For plant reference, I like Michael Dirr's Manual of Woody Landscape Plants. No fancy pictures, but tons of information from a guy who really knows his plants and isn't afraid to state his opinions.

For native plants, the two books by Bill Cullina, Growing and Propagating Wildflowers of the US and Canada and Native Trees, Shrubs, and Vines, are both great. Lots of solid information and a love for plants that shines through. (I admit I'm biased here, as I know Bill through my work at Garden in the Woods, but I still think his books are great.)

I could go on... (I too have tons of garden books), but I have an appointment to go to, which is probably a good thing...

I'll definitely have to look up the other books you mentioned, a few of which I'm not familiar with.

DWPittelli said...

I agree that Dirr's "Manual" is the best source for reference on woody plant species and cultivars -- although it would benefit from photos. (His book with photos is less comprehensive.)

Another book I've gotten from the library several times but have not purchased (I am cheap!) is The Well-Tended Perennial Garden: Planting & Pruning Techniques, by Tracy DiSabato-Aust. It is especially good with detailed info on pinching, shearing and cutting back perennials, and the effect on height and flower times if done at various dates.

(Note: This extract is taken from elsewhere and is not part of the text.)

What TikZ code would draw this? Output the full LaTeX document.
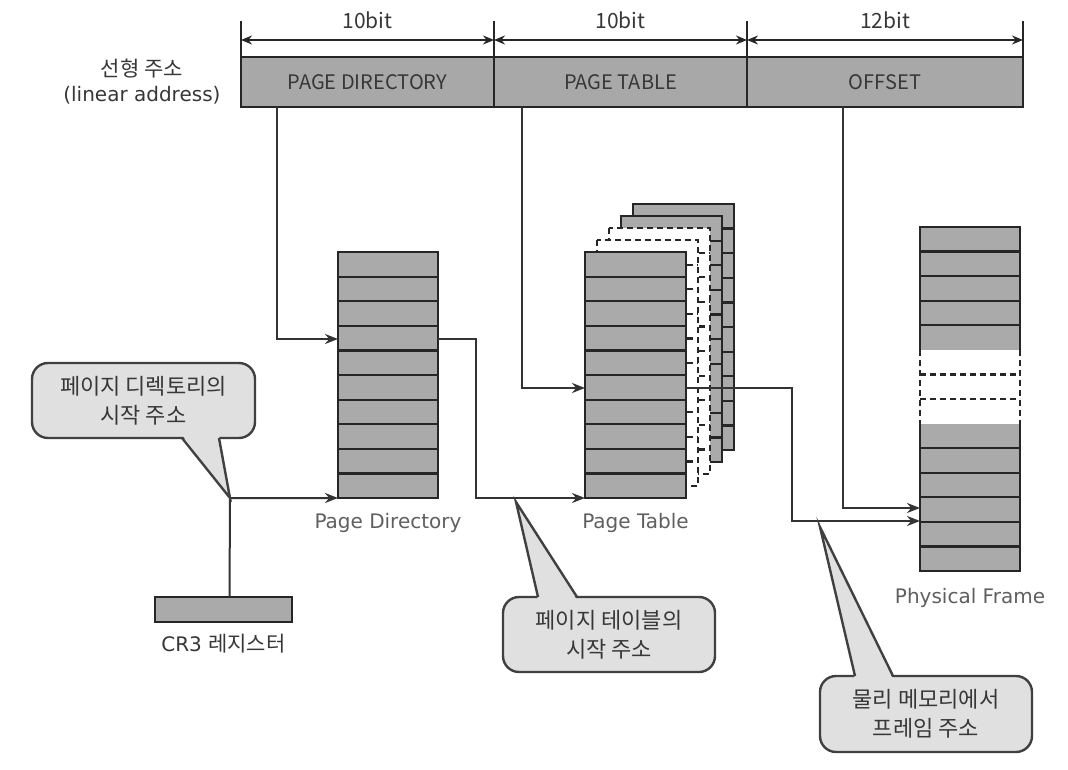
\documentclass[tikz,border=0pt]{standalone}
\usepackage{fontspec}
\setmainfont{DejaVu Sans}
\newfontfamily\kr{Noto Sans CJK KR}
\usetikzlibrary{arrows.meta,positioning,calc}

\definecolor{barGray}{RGB}{168,168,168}
\definecolor{cellGray}{RGB}{170,170,170}
\definecolor{bubbleGray}{RGB}{224,224,224}
\definecolor{capGray}{RGB}{95,95,95}
\definecolor{inkGray}{RGB}{55,55,55}

\begin{document}
\begin{tikzpicture}[x=1pt,y=-1pt]

	% styles for the address bar, the tables and the callouts
	\tikzset{
		field/.style={draw=black!85, line width=2.4pt, fill=barGray, minimum height=50,
			inner sep=0pt, outer sep=0pt, text=inkGray, font=\kr\fontsize{20}{22}\selectfont},
		bitlabel/.style={text=inkGray, font=\kr\fontsize{21}{23}\selectfont},
		caption/.style={text=capGray, font=\fontsize{20}{22}\selectfont},
		tbl/.style={draw=black!85, line width=2.6pt, fill=cellGray, inner sep=0pt, outer sep=0pt, anchor=north west},
		ghost/.style={draw=black!85, line width=2.2pt, dashed, dash pattern=on 6pt off 4pt, fill=white},
		rowline/.style={draw=black!85, line width=2.2pt},
		link/.style={draw=black!80, line width=2pt, -{Stealth[length=13pt,width=10pt]}},
		dim/.style={draw=black!85, line width=2pt, {Stealth[length=11pt,width=9pt]}-{Stealth[length=11pt,width=9pt]}},
		bubble/.style={draw=black!75, line width=2.4pt, fill=bubbleGray, rounded corners=16pt,
			align=center, text=inkGray, font=\kr\fontsize{22}{29}\selectfont, inner sep=0pt},
		pointer/.style={draw=black!75, line width=2.4pt, line join=miter}
	}
	\useasboundingbox (0,0) rectangle (1068,770);

	% linear address bar
	\node[field, minimum width=253, anchor=north west] (pdf) at (241,57) {PAGE DIRECTORY};
	\node[field, minimum width=253, right=0pt of pdf] (ptf) {PAGE TABLE};
	\node[field, minimum width=276, right=0pt of ptf] (offf) {OFFSET};

	\node[align=center, text=inkGray, font=\fontsize{20}{25}\selectfont, left=17pt of pdf.west] (linaddr) {{\kr\fontsize{21}{25}\selectfont 선형 주소}\\(linear address)};

	% bit widths
	\foreach \f in {pdf,ptf,offf}
		\draw[black!85, line width=2pt] (\f.north west) -- ++(0,-36);
	\draw[black!85, line width=2pt] (offf.north east) -- ++(0,-36);
	\draw[dim] ([yshift=17pt]pdf.north west) -- ([yshift=17pt]pdf.north east);
	\draw[dim] ([yshift=17pt]ptf.north west) -- ([yshift=17pt]ptf.north east);
	\draw[dim] ([yshift=17pt]offf.north west) -- ([yshift=17pt]offf.north east);
	\node[bitlabel] (bitdir) at ([yshift=37pt]pdf.north) {10bit};
	\node[bitlabel] (bittab) at ([yshift=37pt]ptf.north) {10bit};
	\node[bitlabel] (bitoff) at ([yshift=37pt]offf.north) {12bit};

	% page directory
	\def\rowh{24.6}
	\node[tbl, minimum width=100, minimum height=246] (pdir) at (338,252) {};
	\foreach \i in {1,...,9}
		\draw[rowline] (338,{252+\i*\rowh}) -- (438,{252+\i*\rowh});
	\node[caption, below=12pt of pdir] (pdirlbl) {Page Directory};

	% stacked page tables (back to front)
	\foreach \k in {4,3} {
		\pgfmathsetmacro{\xa}{585+12*\k}
		\pgfmathsetmacro{\ya}{252-12*\k}
		\draw[tbl] (\xa,\ya) rectangle ++(101,246);
		\foreach \i in {1,...,9}
			\draw[rowline] (\xa,{\ya+\i*\rowh}) -- ++(101,0);
	}
	\foreach \k in {2,1} {
		\pgfmathsetmacro{\xa}{585+12*\k}
		\pgfmathsetmacro{\ya}{252-12*\k}
		\draw[ghost] (\xa,\ya) rectangle ++(101,246);
		\foreach \i in {1,...,9}
			\draw[ghost] (\xa,{\ya+\i*\rowh}) -- ++(101,0);
	}
	\node[tbl, minimum width=101, minimum height=246] (ptab) at (585,252) {};
	\foreach \i in {1,...,9}
		\draw[rowline] (585,{252+\i*\rowh}) -- (686,{252+\i*\rowh});
	\node[caption, below=12pt of ptab] (ptablbl) {Page Table};

	% physical frame
	\def\frh{24.57}
	\node[minimum width=100, minimum height=344, inner sep=0pt, outer sep=0pt, anchor=north west] (pframe) at (920,227) {};
	\fill[cellGray] (920,227) rectangle (1020,{227+5*\frh});
	\fill[cellGray] (920,{227+8*\frh}) rectangle (1020,571);
	\draw[tbl] (920,{227+5*\frh}) -- (920,227) -- (1020,227) -- (1020,{227+5*\frh});
	\draw[tbl] (920,{227+8*\frh}) -- (920,571) -- (1020,571) -- (1020,{227+8*\frh});
	\foreach \i in {1,...,4,9,10,...,13}
		\draw[rowline] (920,{227+\i*\frh}) -- (1020,{227+\i*\frh});
	\draw[ghost] (920,{227+5*\frh}) -- (920,{227+8*\frh});
	\draw[ghost] (1020,{227+5*\frh}) -- (1020,{227+8*\frh});
	\foreach \i in {6,7}
		\draw[ghost] (920,{227+\i*\frh}) -- (1020,{227+\i*\frh});
	\node[caption, below=14pt of pframe] (pframelbl) {Physical Frame};

	% CR3 register
	\node[tbl, minimum width=137, minimum height=25] (cr3) at (155,597) {};
	\node[caption, text=inkGray, below=9pt of cr3] (cr3lbl) {CR3 {\kr\fontsize{21}{23}\selectfont 레지스터}};

	% hit points
	\coordinate (pdirhit) at (338,339);
	\coordinate (ptabhit) at (585,388);
	\coordinate (framehitA) at (920,521);
	\coordinate (framehitB) at (920,508);
	\coordinate (cr3bend) at (230,498);

	% connectors
	\draw[link] ($(cr3.north)+(6,0)$) -- (cr3bend) -- (pdir.south west);
	\draw[link] ($(pdf.south west)+(36,0)$) |- (pdirhit);
	\draw[link] (pdir.east |- pdirhit) -- ++(38,0) |- (ptab.south west);
	\draw[link] ($(ptf.south west)+(28,0)$) |- (ptabhit);
	\draw[link] (ptab.east |- ptabhit) -- ++(106,0) |- (framehitA);
	\draw[link] ($(offf.south west)+(96,0)$) |- (framehitB);

	% callouts
	\node[bubble, minimum width=223, minimum height=75] (calldir) at (143.5,400.5) {페이지 디렉토리의\\시작 주소};
	\fill[bubbleGray] (182,435) -- (cr3bend) -- (219,435) -- cycle;
	\draw[pointer] (182,438) -- (cr3bend) -- (219,438);

	\node[bubble, minimum width=212, minimum height=75] (calltab) at (609,634.5) {페이지 테이블의\\시작 주소};
	\coordinate (tabtip) at (516,502);
	\fill[bubbleGray] (538,600) -- (tabtip) -- (577,600) -- cycle;
	\draw[pointer] (538,597) -- (tabtip) -- (577,597);

	\node[bubble, minimum width=212, minimum height=76] (callframe) at (926,714) {물리 메모리에서\\프레임 주소};
	\coordinate (frametip) at (820,527);
	\fill[bubbleGray] (855,679) -- (frametip) -- (893,679) -- cycle;
	\draw[pointer] (855,676) -- (frametip) -- (893,676);

\end{tikzpicture}
\end{document}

I have also spent about an hour in a bookstore reading DiSabato-Aust's book The Well-Designed Mixed Garden: Building Beds and Borders with Trees, Shrubs, Perennials, Annuals, and Bulbs -- it's excellent, much better than any other book I've seen with the specifics (as opposed to examples and theories) of putting together such a border, but I couldn't bring myself to pay retail ($39.95).

DWPittelli said...


You have no need (ethically or by my rules) to explicitly disclaim a personal commercial interest, just to mention it if you do have one. Thanks for your tip.

Jenn said...

"I may blog later on different cultures’ contributions to ideas about symmetry"

Please do this. I would be delighted to read it!